Regulations have tightened steadily. Beyond the IMO’s marine sulfur cap, many countries now restrict or ban residual fuel oil for power generation, pushing utilities toward natural gas or renewable sources. Sulfur limits on home heating oil have also dropped in recent years, narrowing the chemical gap between heating oil and on-road diesel.

How Fuel Oil Compares to Other Energy Sources

A gallon of No. 2 fuel oil delivers about 138,500 BTUs, which is comparable to diesel and slightly more energy-dense than a gallon of propane (about 91,500 BTUs). Natural gas, sold by volume rather than by the gallon, provides roughly 1,030 BTUs per cubic foot. In practice, a home burning fuel oil will use fewer gallons than a propane home uses gallons of propane to produce the same amount of heat, but natural gas is often cheaper per BTU in areas where pipeline infrastructure exists.

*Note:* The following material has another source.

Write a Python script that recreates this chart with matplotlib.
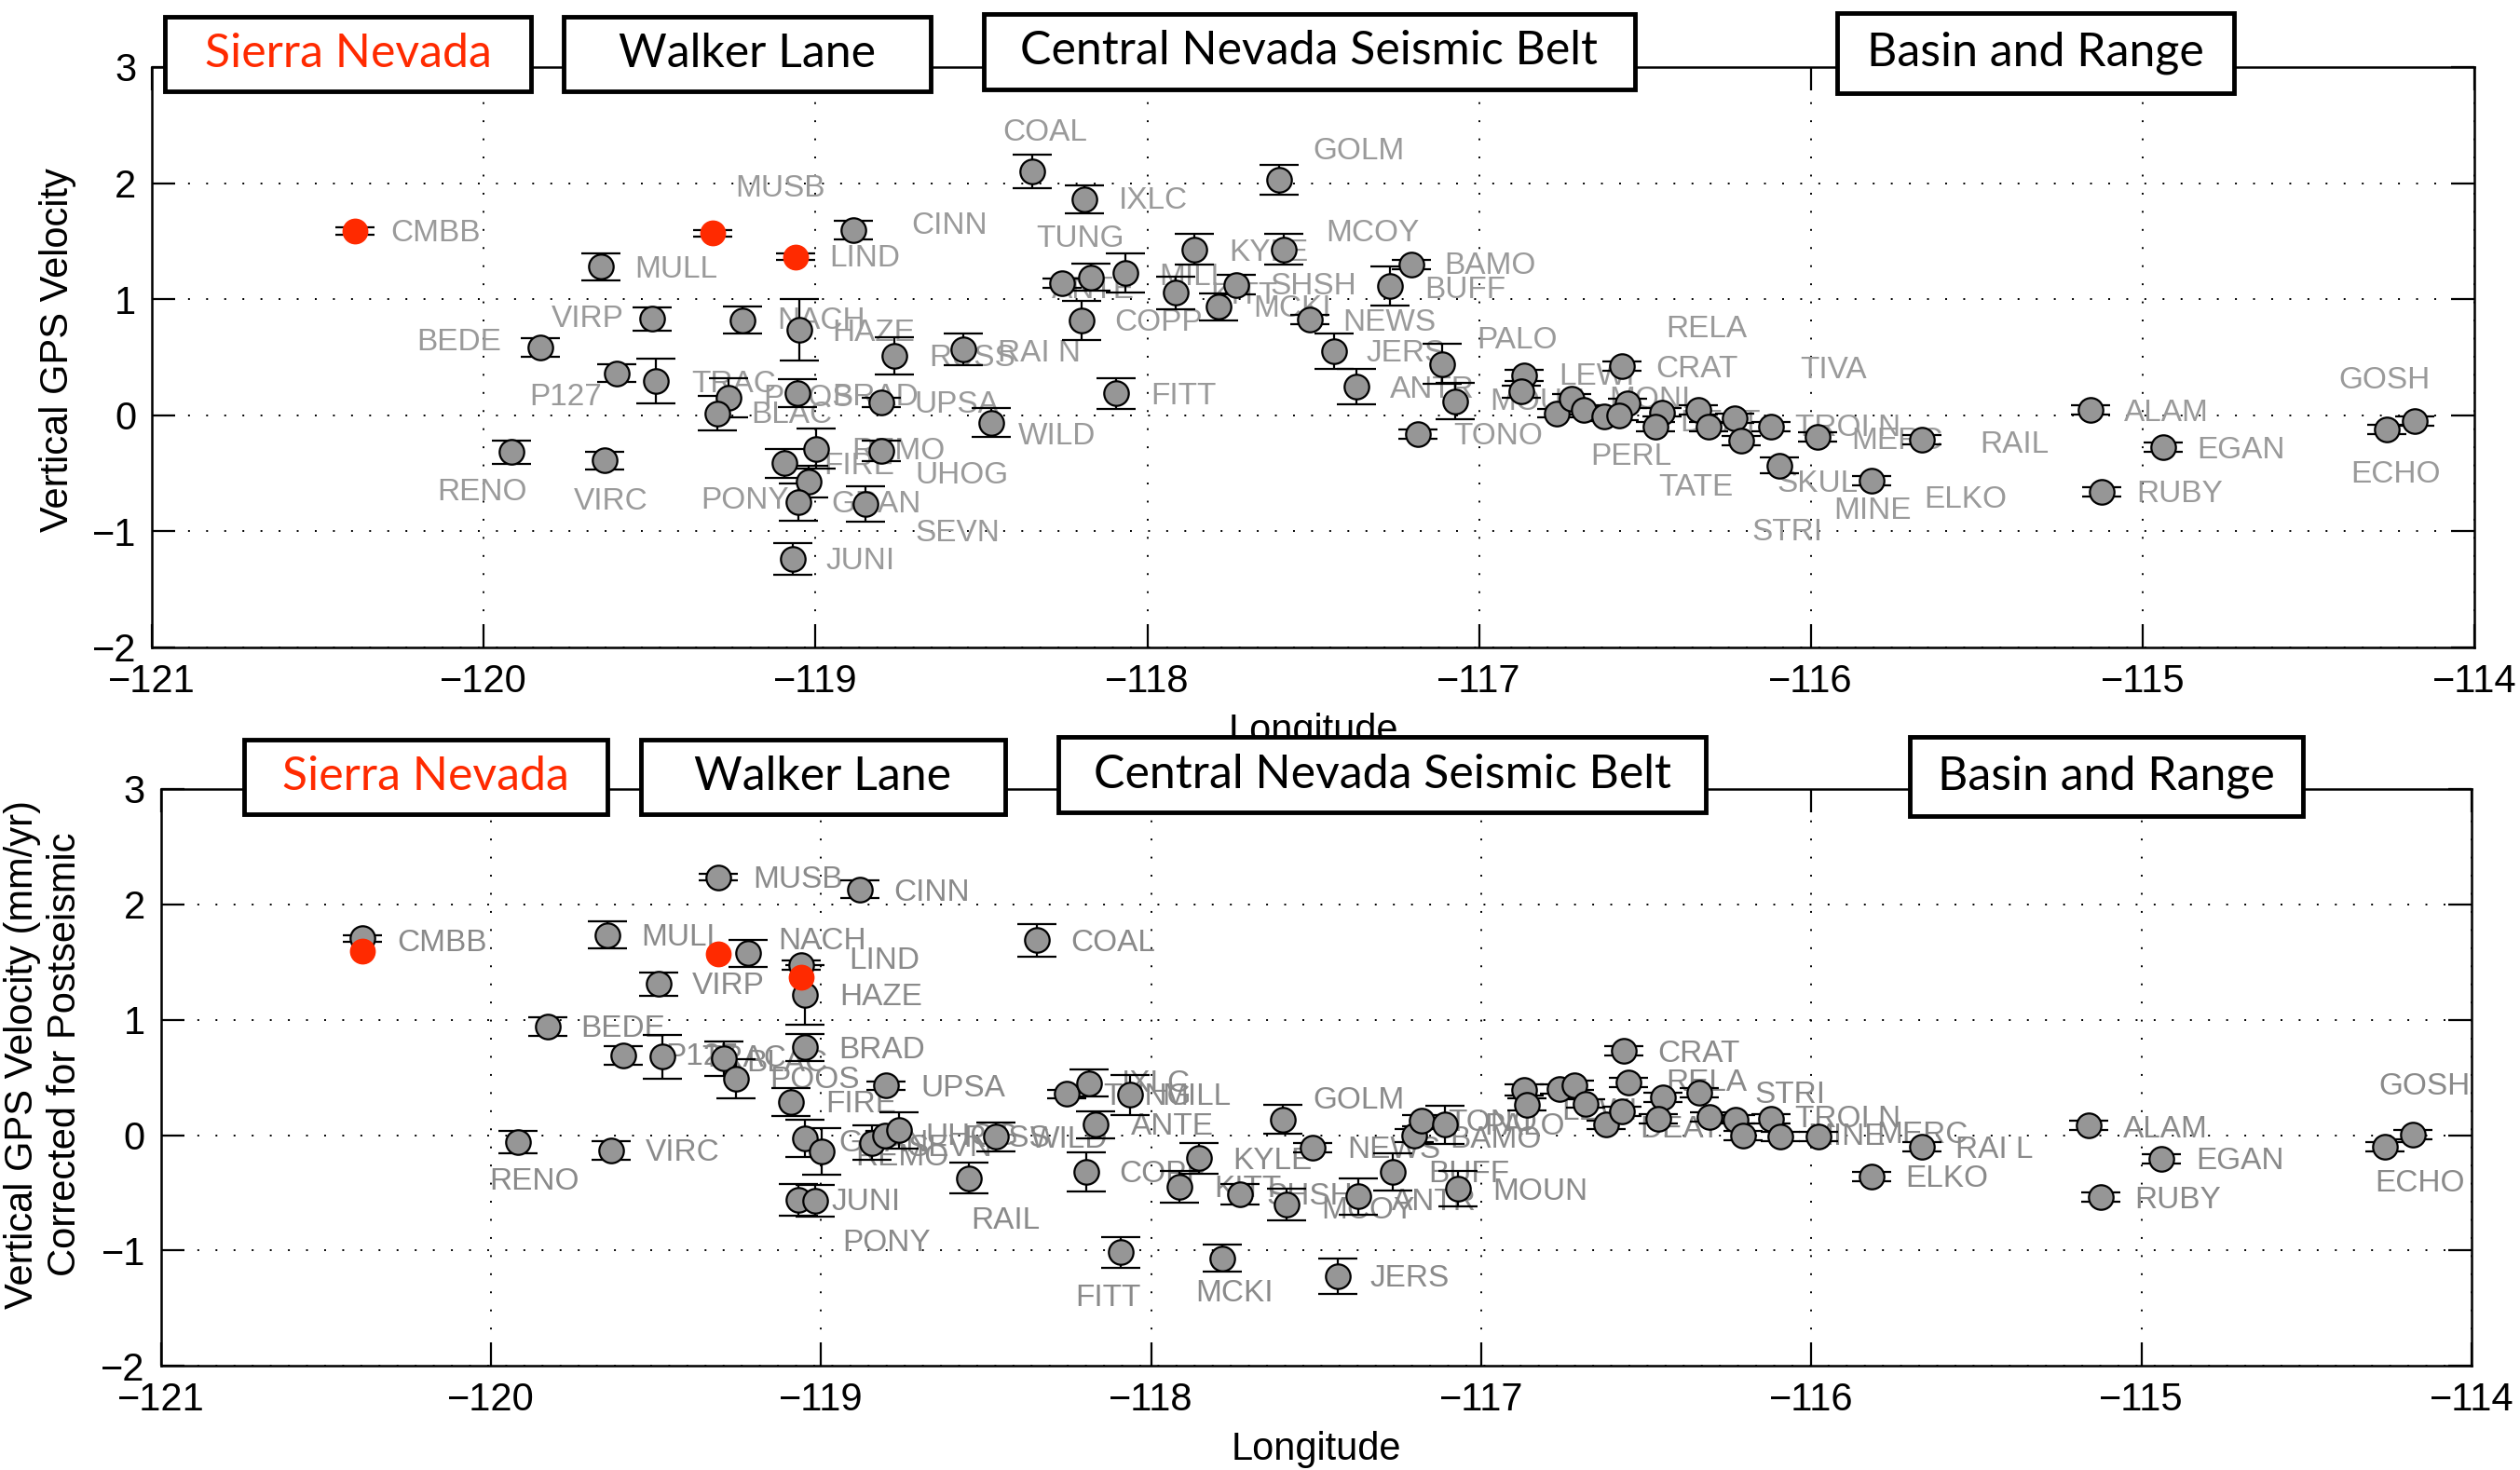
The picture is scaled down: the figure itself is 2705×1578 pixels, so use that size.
import matplotlib
matplotlib.use("Agg")
import matplotlib.pyplot as plt
from matplotlib.patches import Rectangle

# ---------------- top panel: vertical GPS velocity ----------------
top_lon = [-119.648, -119.493, -119.220, -119.828, -119.600, -119.481, -119.261, -119.296,
           -119.917, -119.637, -119.094, -118.887, -119.049, -118.763, -118.554, -119.054,
           -118.803, -118.470, -118.998, -118.803, -119.021, -119.051, -118.850, -119.069,
           -118.347, -118.189, -118.257, -118.169, -118.066, -118.198, -118.095, -117.857,
           -117.914, -117.731, -117.786, -117.602, -117.590, -117.510, -117.437, -117.371,
           -117.205, -117.269, -117.110, -117.071, -117.184, -116.864, -116.873, -116.766,
           -116.720, -116.685, -116.624, -116.569, -116.553, -116.577, -116.449, -116.468,
           -116.340, -116.309, -116.230, -116.209, -116.121, -116.096, -115.980, -115.816,
           -115.666, -115.156, -115.123, -114.939, -114.265, -114.181]
top_vel = [1.280, 0.830, 0.820, 0.583, 0.362, 0.295, 0.148, 0.018,
           -0.317, -0.391, -0.413, 1.598, 0.738, 0.513, 0.565, 0.192,
           0.111, -0.063, -0.288, -0.306, -0.572, -0.745, -0.764, -1.236,
           2.103, 1.860, 1.137, 1.188, 1.225, 0.819, 0.188, 1.428,
           1.055, 1.125, 0.934, 2.030, 1.428, 0.823, 0.553, 0.247,
           1.299, 1.114, 0.443, 0.122, -0.166, 0.343, 0.203, 0.018,
           0.140, 0.044, -0.007, 0.424, 0.100, 0.000, 0.026, -0.100,
           0.048, -0.100, -0.026, -0.221, -0.100, -0.432, -0.185, -0.565,
           -0.210, 0.048, -0.657, -0.277, -0.122, -0.048]
top_err = [0.118, 0.100, 0.115, 0.080, 0.075, 0.190, 0.170, 0.150,
           0.100, 0.080, 0.124, 0.080, 0.264, 0.160, 0.137, 0.120,
           0.040, 0.125, 0.175, 0.090, 0.140, 0.160, 0.153, 0.138,
           0.144, 0.122, 0.040, 0.115, 0.170, 0.170, 0.133, 0.133,
           0.140, 0.087, 0.118, 0.130, 0.133, 0.040, 0.150, 0.150,
           0.040, 0.166, 0.170, 0.157, 0.040, 0.050, 0.050, 0.040,
           0.040, 0.040, 0.040, 0.040, 0.040, 0.040, 0.040, 0.040,
           0.040, 0.040, 0.040, 0.040, 0.040, 0.065, 0.040, 0.040,
           0.040, 0.040, 0.040, 0.040, 0.040, 0.040]
top_red_lon = [-120.387, -119.310, -119.061]
top_red_vel = [1.587, 1.568, 1.365]
top_red_err = [0.03, 0.03, 0.03]

top_names = ["CMBB", "MULL", "VIRP", "BEDE", "P127", "TRAC", "BLAC", "RENO", "VIRC", "PONY",
             "MUSB", "CINN", "LIND", "NACH", "HAZE", "RUSS", "RAI N", "POOS", "BRAD", "UPSA",
             "WILD", "REMO", "FIRE", "GRAN", "UHOG", "SEVN", "JUNI", "COAL", "IXLC", "TUNG",
             "ANTE", "COPP", "FITT", "KYLE", "MILL", "KITT", "SHSH", "GOLM", "MCOY", "MCKI",
             "NEWS", "JERS", "ANTR", "BAMO", "BUFF", "TONO", "PALO", "MOUN", "LEWI", "MONI",
             "CRAT", "RELA", "TIVA", "PERL", "TATE", "SKUL", "STRI", "MINE", "ELKO", "MERC",
             "TROI N", "DEAT", "RAIL", "ALAM", "RUBY", "EGAN", "ECHO", "GOSH"]
top_name_lon = [-120.280, -119.546, -119.795, -120.203, -119.862, -119.375, -119.195, -120.139,
                -119.728, -119.345, -119.241, -118.710, -118.957, -119.116, -118.951, -118.659,
                -118.452, -119.158, -118.951, -118.702, -118.390, -118.890, -118.976, -118.951,
                -118.700, -118.700, -118.970, -118.437, -118.086, -118.334, -118.287, -118.099,
                -117.989, -117.755, -117.965, -117.810, -117.630, -117.500, -117.463, -117.682,
                -117.410, -117.339, -117.269, -117.105, -117.164, -117.077, -117.006, -116.967,
                -116.760, -116.608, -116.468, -116.437, -116.033, -116.663, -116.459, -116.102,
                -116.178, -115.932, -115.660, -115.877, -116.048, -116.395, -115.490, -115.056,
                -115.018, -114.836, -114.373, -114.409]
top_name_vel = [1.570, 1.255, 0.830, 0.627, 0.155, 0.270, 0.000, -0.664,
                -0.745, -0.738, 1.956, 1.630, 1.347, 0.810, 0.708, 0.490,
                0.535, 0.148, 0.155, 0.092, -0.185, -0.313, -0.443, -0.770,
                -0.517, -1.015, -1.255, 2.435, 1.845, 1.520, 1.077, 0.793,
                0.166, 1.400, 1.190, 1.030, 1.107, 2.270, 1.568, 0.915,
                0.800, 0.535, 0.221, 1.284, 1.077, -0.185, 0.646, 0.111,
                0.332, 0.129, 0.398, 0.738, 0.387, -0.358, -0.627, -0.590,
                -1.007, -0.823, -0.727, -0.221, -0.111, -0.074, -0.258, 0.018,
                -0.683, -0.303, -0.509, 0.295]

# ---------------- bottom panel: corrected for postseismic ----------------
bot_lon = [-120.389, -119.646, -119.220, -119.492, -119.829, -119.600, -119.480, -119.294,
           -119.259, -119.917, -119.635, -119.310, -118.883, -118.347, -119.060, -119.048,
           -119.050, -119.090, -118.802, -119.048, -118.998, -118.846, -118.806, -118.763,
           -118.469, -118.551, -119.068, -119.017, -118.255, -118.188, -118.167, -118.064,
           -118.197, -118.093, -117.913, -117.856, -117.730, -117.785, -117.601, -117.589,
           -117.510, -117.372, -117.436, -117.268, -117.204, -117.182, -117.109, -117.070,
           -116.870, -116.862, -116.764, -116.718, -116.685, -116.621, -116.568, -116.553,
           -116.575, -116.450, -116.465, -116.339, -116.310, -116.229, -116.208, -116.122,
           -116.095, -115.979, -115.817, -115.666, -115.159, -115.124, -114.940, -114.264,
           -114.179]
bot_vel = [1.704, 1.734, 1.575, 1.309, 0.939, 0.691, 0.680, 0.662,
           0.488, -0.059, -0.133, 2.233, 2.129, 1.686, 1.475, 1.216,
           0.762, 0.285, 0.429, -0.030, -0.140, -0.067, -0.004, 0.041,
           -0.015, -0.373, -0.558, -0.569, 0.355, 0.451, 0.089, 0.347,
           -0.318, -1.013, -0.447, -0.200, -0.510, -1.065, 0.137, -0.603,
           -0.107, -0.530, -1.224, -0.318, -0.004, 0.126, 0.089, -0.466,
           0.392, 0.266, 0.396, 0.429, 0.274, 0.089, 0.728, 0.458,
           0.207, 0.329, 0.144, 0.366, 0.155, 0.137, -0.004, 0.144,
           -0.011, -0.011, -0.362, -0.104, 0.081, -0.540, -0.207, -0.104,
           0.007]
bot_err = [0.030, 0.118, 0.118, 0.100, 0.083, 0.078, 0.190, 0.148,
           0.170, 0.098, 0.080, 0.030, 0.075, 0.142, 0.040, 0.260,
           0.117, 0.120, 0.035, 0.160, 0.200, 0.150, 0.040, 0.157,
           0.125, 0.133, 0.137, 0.138, 0.040, 0.120, 0.118, 0.170,
           0.166, 0.133, 0.140, 0.133, 0.087, 0.120, 0.128, 0.138,
           0.040, 0.157, 0.153, 0.163, 0.060, 0.050, 0.166, 0.153,
           0.050, 0.050, 0.040, 0.040, 0.040, 0.040, 0.040, 0.040,
           0.040, 0.040, 0.040, 0.040, 0.040, 0.040, 0.040, 0.040,
           0.040, 0.040, 0.040, 0.040, 0.040, 0.040, 0.040, 0.040,
           0.040]
bot_red_lon = [-120.389, -119.310, -119.060]
bot_red_vel = [1.593, 1.567, 1.371]

bot_names = ["CMBB", "MULL", "NACH", "VIRP", "BEDE", "P127", "TRAC", "RENO", "VIRC", "MUSB",
             "CINN", "COAL", "LIND", "HAZE", "BRAD", "BLAC", "POOS", "FIRE", "UPSA", "GRAN",
             "REMO", "SEVN", "UHOG", "RUSS", "WILD", "RAIL", "JUNI", "PONY", "IXLC", "TUNG",
             "MILL", "ANTE", "COPP", "KITT", "KYLE", "SHSH", "FITT", "MCKI", "GOLM", "NEWS",
             "JERS", "MCOY", "MOUN", "ANTR", "BUFF", "BAMO", "TONO", "PALO", "CRAT", "RELA",
             "STRI", "DEAT", "TROI N", "MINE", "MERC", "LEWI", "ELKO", "RAI L", "ALAM", "RUBY",
             "EGAN", "ECHO", "GOSH"]
bot_name_lon = [-120.283, -119.545, -119.130, -119.392, -119.728, -119.471, -119.361, -120.004,
                -119.532, -119.205, -118.781, -118.243, -118.916, -118.944, -118.946, -119.227,
                -119.154, -118.987, -118.699, -118.946, -118.897, -118.738, -118.683, -118.567,
                -118.366, -118.546, -118.967, -118.934, -118.090, -118.145, -117.968, -118.060,
                -118.097, -117.809, -117.752, -117.650, -118.231, -117.867, -117.510, -117.406,
                -117.336, -117.485, -116.966, -117.271, -117.161, -117.094, -117.100, -116.990,
                -116.465, -116.440, -116.171, -116.520, -116.049, -116.012, -115.804, -116.758,
                -115.716, -115.563, -115.055, -115.020, -114.835, -114.292, -114.280]
bot_name_vel = [1.660, 1.708, 1.678, 1.290, 0.920, 0.680, 0.660, -0.403,
                -0.152, 2.214, 2.100, 1.660, 1.512, 1.190, 0.736, 0.625,
                0.477, 0.266, 0.403, -0.070, -0.190, -0.115, -0.020, -0.030,
                -0.040, -0.743, -0.584, -0.939, 0.440, 0.330, 0.330, 0.070,
                -0.336, -0.466, -0.225, -0.530, -1.410, -1.370, 0.300, -0.133,
                -1.242, -0.650, -0.492, -0.577, -0.336, -0.040, 0.107, 0.070,
                0.700, 0.450, 0.347, 0.052, 0.137, -0.015, 0.000, 0.200,
                -0.381, -0.133, 0.052, -0.566, -0.226, -0.420, 0.420]

regions = ["Sierra Nevada", "Walker Lane", "Central Nevada Seismic Belt", "Basin and Range"]
region_colors = ["#ff2a00", "k", "k", "k"]
# box extents (lon0, lon1, vel0, vel1) for each panel
top_boxes = [(-120.96, -119.857, 2.79, 3.433), (-119.759, -118.654, 2.79, 3.433),
             (-118.493, -116.531, 2.81, 3.457), (-115.92, -114.725, 2.775, 3.467)]
bot_boxes = [(-120.749, -119.648, 2.779, 3.426), (-119.546, -118.443, 2.779, 3.426),
             (-118.281, -116.319, 2.797, 3.445), (-115.703, -114.512, 2.763, 3.445)]

TICK_FONT = "Liberation Sans"
BOX_FONT = "Lato"


def draw_panel(ax, lon, vel, err, names, nlon, nvel, boxes, name_color):
    ax.errorbar(lon, vel, yerr=err, fmt='o', ms=19, mfc='#969696', mec='k', mew=1.6,
                ecolor='k', elinewidth=1.6, capsize=15, capthick=1.6, zorder=3)
    for n, x, y in zip(names, nlon, nvel):
        ax.text(x, y, n, fontsize=24, color=name_color, ha='left', va='center',
                family=TICK_FONT, zorder=2)
    ax.set_xlim(-121, -114)
    ax.set_ylim(-2, 3)
    ax.set_xticks(range(-121, -113))
    ax.set_yticks(range(-2, 4))
    ax.grid(True, color='k', linestyle=(0, (1, 9)), linewidth=1.4)
    ax.tick_params(direction='in', length=18, width=1.6, top=True, right=True,
                   labelsize=30, pad=12)
    for lab in ax.get_xticklabels() + ax.get_yticklabels():
        lab.set_family(TICK_FONT)
    for s in ax.spines.values():
        s.set_linewidth(1.8)
    for (x0, x1, y0, y1), txt, c in zip(boxes, regions, region_colors):
        ax.add_patch(Rectangle((x0, y0), x1 - x0, y1 - y0, fc='white', ec='k', lw=3.5,
                               clip_on=False, zorder=10))
        ax.text((x0 + x1) / 2, (y0 + y1) / 2, txt, fontsize=36, color=c, ha='center',
                va='center', family=BOX_FONT, zorder=11, clip_on=False)
    ax.set_xlabel("Longitude", fontsize=30, family=TICK_FONT)


fig = plt.figure(figsize=(27.05, 15.78), dpi=100)
ax1 = fig.add_axes([0.0603, 0.5596, 0.9216, 0.3948])
ax2 = fig.add_axes([0.0638, 0.0707, 0.9170, 0.3928])

draw_panel(ax1, top_lon, top_vel, top_err, top_names, top_name_lon, top_name_vel,
           top_boxes, '#9a9a9a')
ax1.errorbar(top_red_lon, top_red_vel, yerr=top_red_err, fmt='o', ms=19, mfc='#ff2a00',
             mec='#ff2a00', ecolor='k', elinewidth=1.6, capsize=15, capthick=1.6, zorder=4)

draw_panel(ax2, bot_lon, bot_vel, bot_err, bot_names, bot_name_lon, bot_name_vel,
           bot_boxes, '#8a8a8a')
ax2.plot(bot_red_lon, bot_red_vel, 'o', ms=19, color='#ff2a00', zorder=5)

for ax in (ax1, ax2):
    ax.xaxis.set_label_coords(0.5, -0.145)
    ax.xaxis.label.set_va('center')

fig.text(0.0229, 0.762, "Vertical GPS Velocity", rotation=90, fontsize=30,
         family=TICK_FONT, ha='center', va='center')
fig.text(0.0174, 0.2826, "Vertical GPS Velocity (mm/yr)\nCorrected for Postseismic",
         rotation=90, fontsize=30, family=TICK_FONT, ha='center', va='center',
         multialignment='center', linespacing=1.2)

fig.savefig("out.png", dpi=100)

Fuel oil remains the primary heating source in parts of the northeastern United States where natural gas pipelines were never built. For these households, No. 2 heating oil is not a choice but a legacy of infrastructure, and the price per gallon fluctuates with global crude oil markets. In industrial and marine settings, the economics are different: heavy fuel oil persists because it is the cheapest liquid fuel available, even after factoring in the cost of preheating equipment and emissions compliance.